L’ancien chef rebelle ajoute : « Est-ce que tu imagines qu’on aurait pu faire ce que l’on est en train de faire si Tagro et IB étaient vivants ? » Désiré Tagro a été le dernier secrétaire général de la présidence de Laurent Gbagbo. Le 11 avril 2011, jour de l’arrestation de ce dernier à Abidjan, il a reçu une balle dans la mâchoire, tirée à bout portant par un soldat des Forces républicaines de Côte d’Ivoire (FRCI), l’armée créée en mars 2011 par Alassane Ouattara, comprenant alors essentiellement des éléments des Forces nouvelles de Soro. Tagro est décédé le lendemain, 12 avril. Étant donné qu’il avait été pendant plusieurs années au cœur de négociations menées entre Gbagbo et Compaoré, parrain des Forces nouvelles, ses proches ont estimé qu’il n’avait pas été visé par hasard. Ce que dit Soro à Bassolé dans cet enregistrement tend à confirmer qu’ils ne s’étaient pas trompés.
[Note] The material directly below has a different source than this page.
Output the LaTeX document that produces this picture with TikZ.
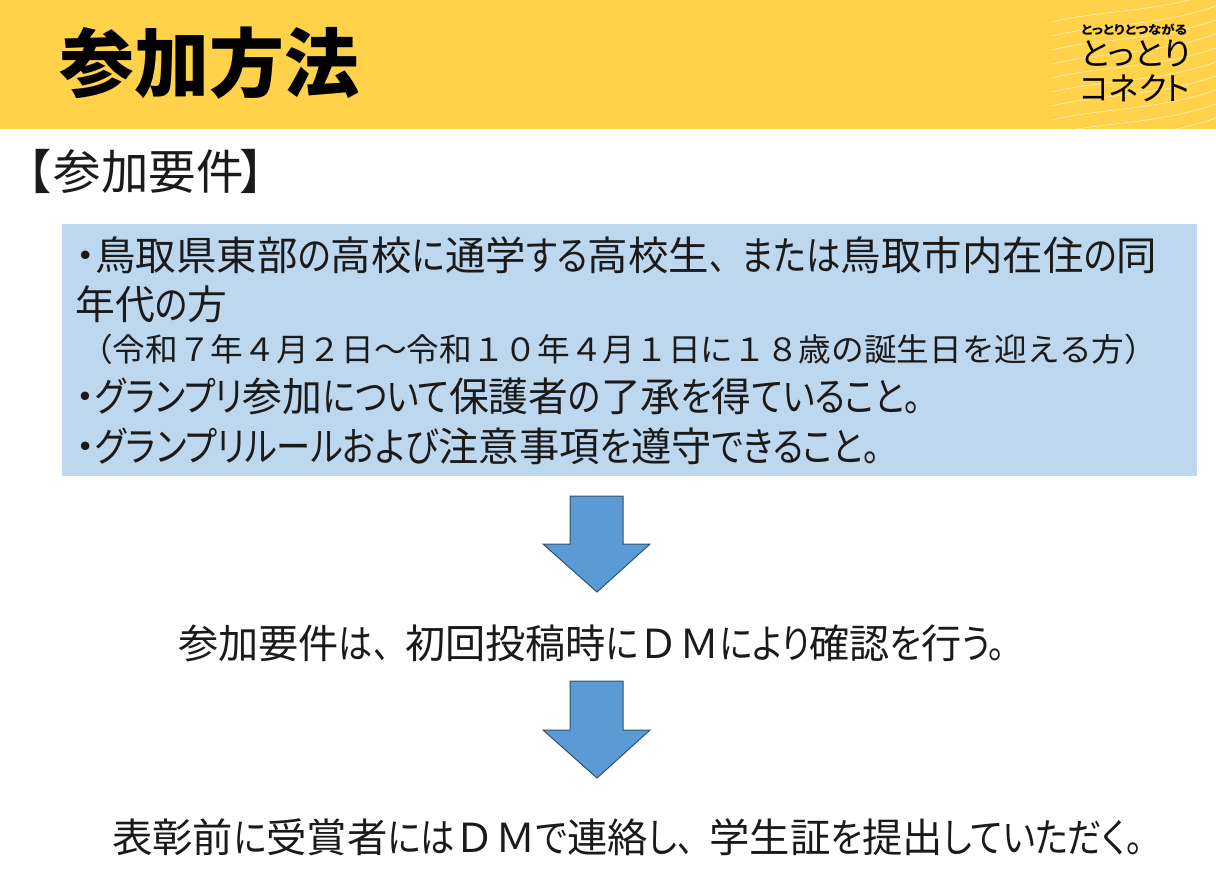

Quant à l’autre personnalité citée par le président de l’Assemblée nationale, il s’agit de l’ex-sergent-chef ivoirien Ibrahim Coulibaly, dit IB. Un temps proche de Compaoré et Ouattara, IB a été le créateur de la rébellion des Forces nouvelles. En 2010-2011, il a commandé un groupe de civils armés, le « Commando invisible », qui a combattu l’armée régulière à Abidjan, avec l’objectif de faire partir Gbagbo. Il est mort le 27 avril 2011. La version officielle, soutenue par Ouattara et Soro, affirme qu’il a été tué dans des affrontements armés. Des témoignages précis indiquent qu’IB a été en réalité torturé et liquidé par les ex-chefs de guerre des Forces nouvelles, devenues FRCI et commandées par Soro (pour plus de détails, voir France Côte d’Ivoire, une histoire tronquée). Le « Sorogate » donnerait donc un élément de plus sur la réalité de ce crime de guerre.
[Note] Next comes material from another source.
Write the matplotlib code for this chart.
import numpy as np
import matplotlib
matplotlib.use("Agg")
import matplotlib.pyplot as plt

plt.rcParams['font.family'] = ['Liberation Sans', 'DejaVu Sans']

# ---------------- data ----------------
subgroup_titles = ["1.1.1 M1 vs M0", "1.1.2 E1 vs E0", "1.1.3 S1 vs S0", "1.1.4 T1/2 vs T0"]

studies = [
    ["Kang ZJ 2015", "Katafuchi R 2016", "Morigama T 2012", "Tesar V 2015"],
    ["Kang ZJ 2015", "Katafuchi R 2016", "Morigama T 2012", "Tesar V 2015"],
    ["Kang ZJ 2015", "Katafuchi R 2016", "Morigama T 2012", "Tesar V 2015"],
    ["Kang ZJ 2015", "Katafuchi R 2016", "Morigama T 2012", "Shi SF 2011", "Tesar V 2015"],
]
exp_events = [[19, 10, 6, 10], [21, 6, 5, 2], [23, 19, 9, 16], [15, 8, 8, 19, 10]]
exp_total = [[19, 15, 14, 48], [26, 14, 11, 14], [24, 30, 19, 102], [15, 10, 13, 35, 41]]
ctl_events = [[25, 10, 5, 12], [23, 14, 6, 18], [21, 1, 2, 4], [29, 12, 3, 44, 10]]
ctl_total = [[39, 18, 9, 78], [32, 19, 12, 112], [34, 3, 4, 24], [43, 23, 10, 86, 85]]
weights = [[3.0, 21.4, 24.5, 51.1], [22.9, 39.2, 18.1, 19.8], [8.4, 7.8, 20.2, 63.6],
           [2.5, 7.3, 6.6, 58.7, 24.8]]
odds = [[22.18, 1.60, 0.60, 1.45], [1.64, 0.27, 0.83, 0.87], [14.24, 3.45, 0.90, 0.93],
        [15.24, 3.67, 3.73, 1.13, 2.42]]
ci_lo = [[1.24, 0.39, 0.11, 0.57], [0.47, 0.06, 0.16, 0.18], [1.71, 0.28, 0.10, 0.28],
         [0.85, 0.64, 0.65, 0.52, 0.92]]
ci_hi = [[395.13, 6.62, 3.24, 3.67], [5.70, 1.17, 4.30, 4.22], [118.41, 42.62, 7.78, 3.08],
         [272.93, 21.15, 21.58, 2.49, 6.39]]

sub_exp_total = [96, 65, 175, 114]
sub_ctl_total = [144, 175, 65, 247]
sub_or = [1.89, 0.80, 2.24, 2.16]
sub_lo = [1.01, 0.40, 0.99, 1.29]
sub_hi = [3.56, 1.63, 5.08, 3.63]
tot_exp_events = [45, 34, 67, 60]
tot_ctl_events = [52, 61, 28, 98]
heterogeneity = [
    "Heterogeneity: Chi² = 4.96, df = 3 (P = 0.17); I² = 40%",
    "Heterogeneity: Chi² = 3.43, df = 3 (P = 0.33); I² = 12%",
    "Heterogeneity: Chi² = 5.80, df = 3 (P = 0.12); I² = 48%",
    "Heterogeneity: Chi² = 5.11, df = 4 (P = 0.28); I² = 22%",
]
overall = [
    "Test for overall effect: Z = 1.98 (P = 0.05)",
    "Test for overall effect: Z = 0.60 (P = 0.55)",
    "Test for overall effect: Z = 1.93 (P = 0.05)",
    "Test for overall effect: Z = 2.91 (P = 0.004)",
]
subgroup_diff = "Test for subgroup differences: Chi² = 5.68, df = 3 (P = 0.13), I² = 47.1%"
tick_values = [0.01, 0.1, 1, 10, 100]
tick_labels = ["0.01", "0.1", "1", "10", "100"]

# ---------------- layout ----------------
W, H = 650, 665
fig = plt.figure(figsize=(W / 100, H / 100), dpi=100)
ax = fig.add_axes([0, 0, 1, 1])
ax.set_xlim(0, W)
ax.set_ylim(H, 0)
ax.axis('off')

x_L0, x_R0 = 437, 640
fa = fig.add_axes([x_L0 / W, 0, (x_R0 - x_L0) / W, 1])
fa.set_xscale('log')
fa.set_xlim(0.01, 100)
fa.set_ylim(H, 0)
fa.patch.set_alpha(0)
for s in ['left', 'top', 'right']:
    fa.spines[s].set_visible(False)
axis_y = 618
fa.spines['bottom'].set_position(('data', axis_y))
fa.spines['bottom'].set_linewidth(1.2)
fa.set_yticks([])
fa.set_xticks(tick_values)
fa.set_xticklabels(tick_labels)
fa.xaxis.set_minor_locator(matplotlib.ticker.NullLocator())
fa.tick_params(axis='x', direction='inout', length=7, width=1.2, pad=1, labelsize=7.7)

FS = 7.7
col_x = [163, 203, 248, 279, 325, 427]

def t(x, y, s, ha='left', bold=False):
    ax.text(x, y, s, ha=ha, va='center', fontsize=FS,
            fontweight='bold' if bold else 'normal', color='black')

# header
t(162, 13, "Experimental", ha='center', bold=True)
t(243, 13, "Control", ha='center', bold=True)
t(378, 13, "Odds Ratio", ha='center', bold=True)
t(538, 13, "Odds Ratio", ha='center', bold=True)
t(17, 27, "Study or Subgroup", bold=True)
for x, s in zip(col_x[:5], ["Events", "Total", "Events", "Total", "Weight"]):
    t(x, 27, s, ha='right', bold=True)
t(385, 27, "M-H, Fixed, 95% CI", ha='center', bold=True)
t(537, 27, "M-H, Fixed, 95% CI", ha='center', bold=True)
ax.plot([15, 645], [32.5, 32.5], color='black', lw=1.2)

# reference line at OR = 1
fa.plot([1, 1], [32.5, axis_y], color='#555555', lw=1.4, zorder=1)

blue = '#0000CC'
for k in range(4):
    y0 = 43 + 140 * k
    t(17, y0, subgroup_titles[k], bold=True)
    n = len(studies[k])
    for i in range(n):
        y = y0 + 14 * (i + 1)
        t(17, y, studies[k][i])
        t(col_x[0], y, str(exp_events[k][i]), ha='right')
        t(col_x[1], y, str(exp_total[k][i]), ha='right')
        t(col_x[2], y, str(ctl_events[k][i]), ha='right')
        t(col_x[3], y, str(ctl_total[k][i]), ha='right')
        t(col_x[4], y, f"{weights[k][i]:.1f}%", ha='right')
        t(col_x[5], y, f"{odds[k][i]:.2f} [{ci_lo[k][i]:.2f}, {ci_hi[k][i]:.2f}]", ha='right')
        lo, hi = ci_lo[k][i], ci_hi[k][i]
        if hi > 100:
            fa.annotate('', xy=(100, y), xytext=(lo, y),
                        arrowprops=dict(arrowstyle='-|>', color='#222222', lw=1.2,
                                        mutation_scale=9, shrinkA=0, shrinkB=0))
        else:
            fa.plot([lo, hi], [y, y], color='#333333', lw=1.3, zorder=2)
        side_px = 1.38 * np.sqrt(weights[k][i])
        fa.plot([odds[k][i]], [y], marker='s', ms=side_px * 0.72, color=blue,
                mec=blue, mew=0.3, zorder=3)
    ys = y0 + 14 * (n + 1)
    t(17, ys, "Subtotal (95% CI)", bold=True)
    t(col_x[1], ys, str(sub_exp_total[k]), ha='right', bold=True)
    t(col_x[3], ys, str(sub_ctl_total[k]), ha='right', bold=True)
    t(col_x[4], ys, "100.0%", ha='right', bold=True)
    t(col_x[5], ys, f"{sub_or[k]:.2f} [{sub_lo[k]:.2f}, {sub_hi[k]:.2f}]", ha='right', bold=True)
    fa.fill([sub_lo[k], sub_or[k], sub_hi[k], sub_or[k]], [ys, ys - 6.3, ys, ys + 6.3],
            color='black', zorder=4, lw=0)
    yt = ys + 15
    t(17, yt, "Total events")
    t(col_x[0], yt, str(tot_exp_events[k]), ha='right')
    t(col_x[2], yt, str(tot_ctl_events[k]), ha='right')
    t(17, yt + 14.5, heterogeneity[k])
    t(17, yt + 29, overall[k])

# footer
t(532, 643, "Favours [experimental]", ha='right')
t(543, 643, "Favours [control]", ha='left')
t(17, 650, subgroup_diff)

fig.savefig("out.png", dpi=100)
Pour beaucoup en Côte d'Ivoire, la réputation de Guillaume Soro n’est plus à faire. Celle-ci a commencé à se forger dans les années 1990 à l’université d’Abidjan, au sein de la Fédération des étudiants et scolaires de Côte d’Ivoire (FESCI), un syndicat étudiant proche du Front populaire ivoirien, le parti socialiste fondé par Gbagbo. Soro, étudiant en anglais, est devenu secrétaire général de cette organisation en 1995. Selon des observateurs, c’est sous sa direction que la FESCI a commencé à utiliser des méthodes violentes pour imposer sa loi au sein de l’université.
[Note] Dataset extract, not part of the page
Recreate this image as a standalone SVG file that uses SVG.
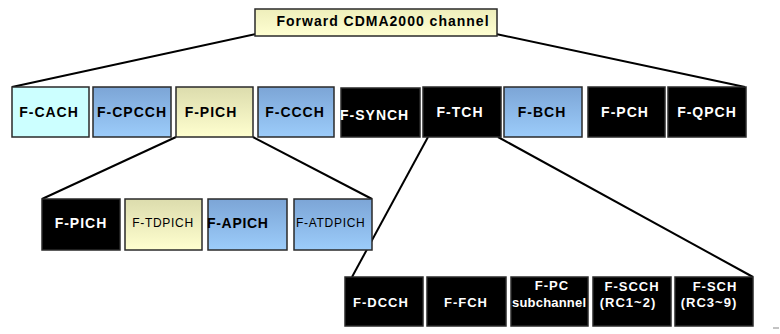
<svg xmlns="http://www.w3.org/2000/svg" width="780" height="334" viewBox="0 0 780 334">
<defs>
<linearGradient id="gBlue" x1="0" y1="0" x2="0" y2="1"><stop offset="0" stop-color="#7ca5d6"/><stop offset="1" stop-color="#9cccfa"/></linearGradient>
<linearGradient id="gYel" x1="0" y1="0" x2="0" y2="1"><stop offset="0" stop-color="#dcdcad"/><stop offset="1" stop-color="#ffffcf"/></linearGradient>
<linearGradient id="gTop" x1="0" y1="0" x2="0" y2="1"><stop offset="0" stop-color="#eeeebb"/><stop offset="1" stop-color="#ffffd2"/></linearGradient>
<style>
.n{stroke:#2a2a2a;stroke-width:1.5}
.blk{fill:#000}
.cyan{fill:#ccffff}
.blue{fill:url(#gBlue)}
.yel{fill:url(#gYel)}
text{font-family:"Liberation Sans",Arial,sans-serif;font-weight:bold;font-size:14px;letter-spacing:1px}
.w{fill:#fff}
.k{fill:#000}
.thin{font-weight:normal;font-size:12px;letter-spacing:0.7px}
.sm{font-size:13px}
.c{text-anchor:middle}
#connectors line{stroke:#000;stroke-width:2}
</style>
</defs>
<rect width="780" height="334" fill="#fff"/>
<g id="connectors">
<line x1="256" y1="34" x2="12" y2="87"/>
<line x1="496" y1="34" x2="745" y2="87"/>
<line x1="176" y1="137" x2="42" y2="199"/>
<line x1="253" y1="137" x2="372" y2="199"/>
<line x1="428" y1="137" x2="352" y2="277"/>
<line x1="498" y1="137" x2="753" y2="277"/>
<line x1="773" y1="328" x2="779" y2="328" style="stroke:#888;stroke-width:1"/>
</g>
<g id="root"><rect class="n" x="255" y="9" width="242" height="27" fill="url(#gTop)"/><text class="k c" x="383" y="26">Forward CDMA2000 channel</text></g>
<g id="f-cach"><rect class="n cyan" x="12" y="87" width="77" height="50"/><text class="k c" x="49" y="117">F-CACH</text></g>
<g id="f-cpcch"><rect class="n blue" x="93" y="87" width="78" height="50"/><text class="k c" x="132" y="117">F-CPCCH</text></g>
<g id="f-pich"><rect class="n yel" x="176" y="87" width="77" height="50"/><text class="k c" x="211" y="117">F-PICH</text></g>
<g id="f-ccch"><rect class="n blue" x="258" y="87" width="76" height="50"/><text class="k c" x="295" y="117">F-CCCH</text></g>
<g id="f-synch"><rect class="n blk" x="341" y="88" width="79" height="49"/><text class="w" x="340" y="120">F-SYNCH</text></g>
<g id="f-tch"><rect class="n blk" x="423" y="87" width="78" height="50"/><text class="w c" x="460" y="117">F-TCH</text></g>
<g id="f-bch"><rect class="n blue" x="504" y="87" width="78" height="50"/><text class="k c" x="542" y="117">F-BCH</text></g>
<g id="f-pch"><rect class="n blk" x="588" y="87" width="77" height="50"/><text class="w c" x="625" y="117">F-PCH</text></g>
<g id="f-qpch"><rect class="n blk" x="668" y="87" width="78" height="50"/><text class="w c" x="707" y="117">F-QPCH</text></g>
<g id="f-pich2"><rect class="n blk" x="42" y="199" width="78" height="51"/><text class="w c" x="81" y="228">F-PICH</text></g>
<g id="f-tdpich"><rect class="n yel" x="125" y="199" width="77" height="51"/><text class="k c thin" x="163" y="227">F-TDPICH</text></g>
<g id="f-apich"><rect class="n blue" x="208" y="199" width="79" height="51"/><text class="k" x="207" y="228" style="letter-spacing:0.7px">F-APICH</text></g>
<g id="f-atdpich"><rect class="n blue" x="294" y="199" width="78" height="51"/><text class="k thin" x="296" y="227">F-ATDPICH</text></g>
<g id="f-dcch"><rect class="n blk" x="345" y="277" width="78" height="49"/><text class="w c sm" x="381" y="307">F-DCCH</text></g>
<g id="f-fch"><rect class="n blk" x="427" y="277" width="79" height="49"/><text class="w c sm" x="466" y="307">F-FCH</text></g>
<g id="f-pc"><rect class="n blk" x="511" y="277" width="77" height="49"/><text class="w c sm" x="552" y="290">F-PC</text><text class="w sm" x="512" y="307" style="letter-spacing:0.2px">subchannel</text></g>
<g id="f-scch"><rect class="n blk" x="593" y="277" width="78" height="49"/><text class="w c sm" x="632" y="291">F-SCCH</text><text class="w c sm" x="628" y="307">(RC1~2)</text></g>
<g id="f-sch"><rect class="n blk" x="675" y="277" width="78" height="49"/><text class="w c sm" x="715" y="291">F-SCH</text><text class="w c sm" x="709" y="307">(RC3~9)</text></g>
</svg>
Soro s’est ensuite rapproché du Rassemblement des républicains (RDR), le parti de Ouattara. Puis il a rejoint IB, installé au Burkina Faso avec d’autres ex-militaires ivoiriens. IB, auteur du coup d’État de 1999 contre le président Henri Konan Bédié avant d’être écarté par le général Robert Gueï, se préparait alors avec ses camarades à attaquer de nouveau la Côte d’Ivoire, avec l’appui de Blaise Compaoré. Soro a suivi le mouvement : il a participé à leur tentative de coup d’État du 19 septembre 2002 contre Gbagbo. L’opération a échoué, mais ils ont réussi à s’emparer de 60 % du territoire ivoirien et à couper le pays en deux.